Ad esempio, durante periodi di forte stress di mercato, gli ETF che replicano indici poco liquidi (come quelli obbligazionari o di mercati emergenti) possono subire scostamenti più marcati. In questi casi, la difficoltà nel reperire i titoli sottostanti o nel ribilanciare il portafoglio porta a una replica meno precisa e, quindi, a un tracking difference più ampio.
Cosa Fare in Caso di Tracking Difference
Il primo strumento per gestire il rischio di tracking difference è la consapevolezza. Ogni investitore dovrebbe verificare periodicamente il rendimento effettivo del proprio ETF rispetto a quello dell’indice di riferimento. Quasi tutte le società emittenti pubblicano sui propri siti il dato ufficiale della tracking difference annuale e storica, spesso accompagnato da grafici comparativi.
In presenza di uno scostamento significativo, è importante analizzarne le cause prima di prendere decisioni affrettate. Se la differenza deriva da fattori temporanei, come una fase di elevata volatilità o un cambio nella metodologia di calcolo dell’indice, può essere prudente attendere. Se invece lo scostamento è persistente e superiore a quello di ETF concorrenti sullo stesso indice, conviene valutare una sostituzione.
Ecco alcune buone pratiche per ridurre l’impatto del fenomeno:
- Confrontare più ETF sullo stesso indice. Ciò consente di individuare i fondi più efficienti nel lungo periodo. Un ETF con commissioni leggermente più alte ma minore tracking difference può risultare più conveniente.
- Preferire ETF a replica fisica per indici liquidi. Nella maggior parte dei casi, la replica fisica diretta riduce il rischio di scostamenti significativi, soprattutto su mercati trasparenti come quello azionario statunitense o europeo.

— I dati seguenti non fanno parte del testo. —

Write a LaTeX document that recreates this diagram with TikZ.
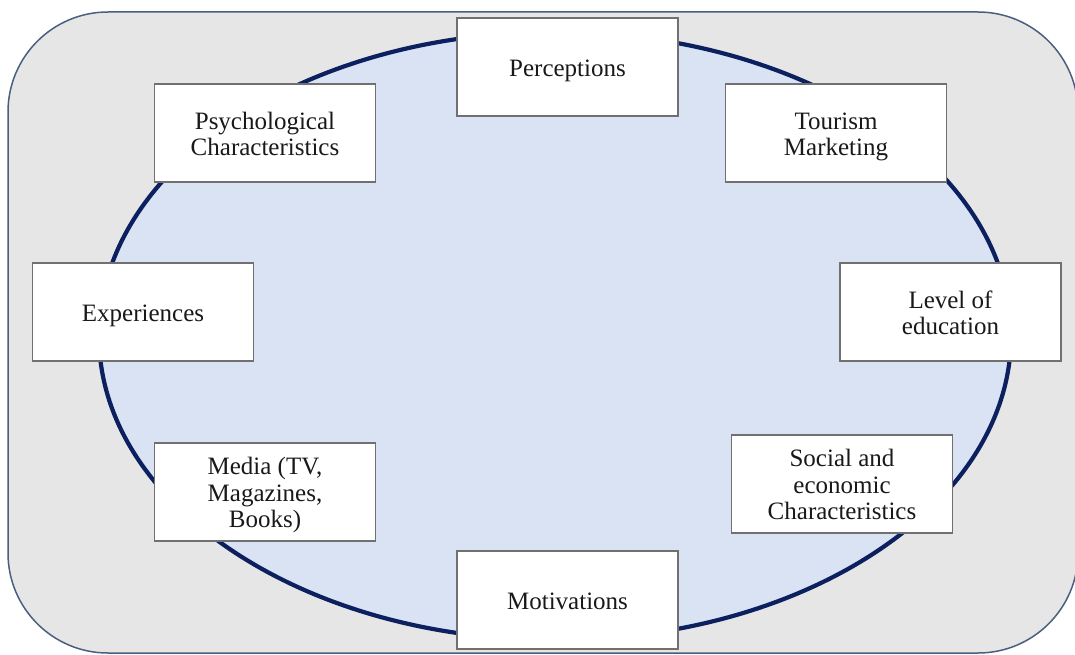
\documentclass[tikz,border=0pt]{standalone}
\usepackage{fontspec}
\setmainfont{Liberation Serif}
\definecolor{outerfill}{HTML}{E7E6E6}
\definecolor{outerline}{HTML}{4A5F80}
\definecolor{ellfill}{HTML}{DAE3F3}
\definecolor{ellline}{HTML}{0C2060}
\definecolor{boxline}{HTML}{707070}
\newcommand\factortext[1]{\raisebox{-4pt}[\height][\depth]{\begin{tabular}{@{}c@{}}#1\end{tabular}}}
\begin{document}
\begin{tikzpicture}[x=1pt,y=-1pt,
  factor/.style={draw=boxline,line width=1.3pt,fill=white,minimum width=221pt,minimum height=98pt,
    inner sep=0pt,font=\fontsize{25}{26.5}\selectfont,text=black!90}]
\useasboundingbox (0,0) rectangle (1075,655);
\begin{scope}
\clip (0,0) rectangle (1075,655);
\draw[fill=outerfill,draw=outerline,line width=1.5pt,rounded corners=100pt] (8,12) rectangle (1078,653);
\end{scope}
\draw[fill=ellfill,draw=ellline,line width=4.2pt] (555,336) ellipse [x radius=456, y radius=304];
\node[factor] (perc) at (567.5,67) {\factortext{Perceptions}};
\node[factor] (psych) at (265,133) {\factortext{Psychological\\Characteristics}};
\node[factor] (tour) at (836,133) {\factortext{Tourism\\Marketing}};
\node[factor] (exp) at (143,312) {\factortext{Experiences}};
\node[factor] (edu) at (950.5,312) {\factortext{Level of\\education}};
\node[factor] (media) at (265,492) {\factortext{Media (TV,\\Magazines,\\Books)}};
\node[factor] (soc) at (842,484) {\factortext{Social and\\economic\\Characteristics}};
\node[factor] (mot) at (567.5,600) {\factortext{Motivations}};
\end{tikzpicture}
\end{document}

- Verificare la politica sui dividendi. I fondi ad accumulazione, che reinvestono automaticamente i dividendi, tendono ad avere una replica più stabile nel tempo rispetto a quelli a distribuzione, che possono subire disallineamenti temporanei.
- Monitorare il contesto fiscale e valutario. ETF domiciliati in giurisdizioni diverse possono avere trattamenti fiscali differenti sui dividendi o sulle plusvalenze, influenzando la performance netta. Anche la valuta di quotazione può incidere: un ETF quotato in euro che replica un indice in dollari introduce un rischio di cambio aggiuntivo, che può amplificare la tracking difference.
- Evitare di giudicare solo in base al TER. Le commissioni annue dichiarate non raccontano tutta la storia: un ETF con TER basso ma replica inefficiente può produrre risultati peggiori di uno con TER più alto ma replica precisa.
Nel caso in cui la tracking difference sia già significativa e comprometta la coerenza della strategia, l’investitore può valutare un ribilanciamento del portafoglio. Vendere l’ETF inefficiente e sostituirlo con uno più fedele può ridurre la deviazione complessiva dal benchmark e migliorare la performance di lungo periodo.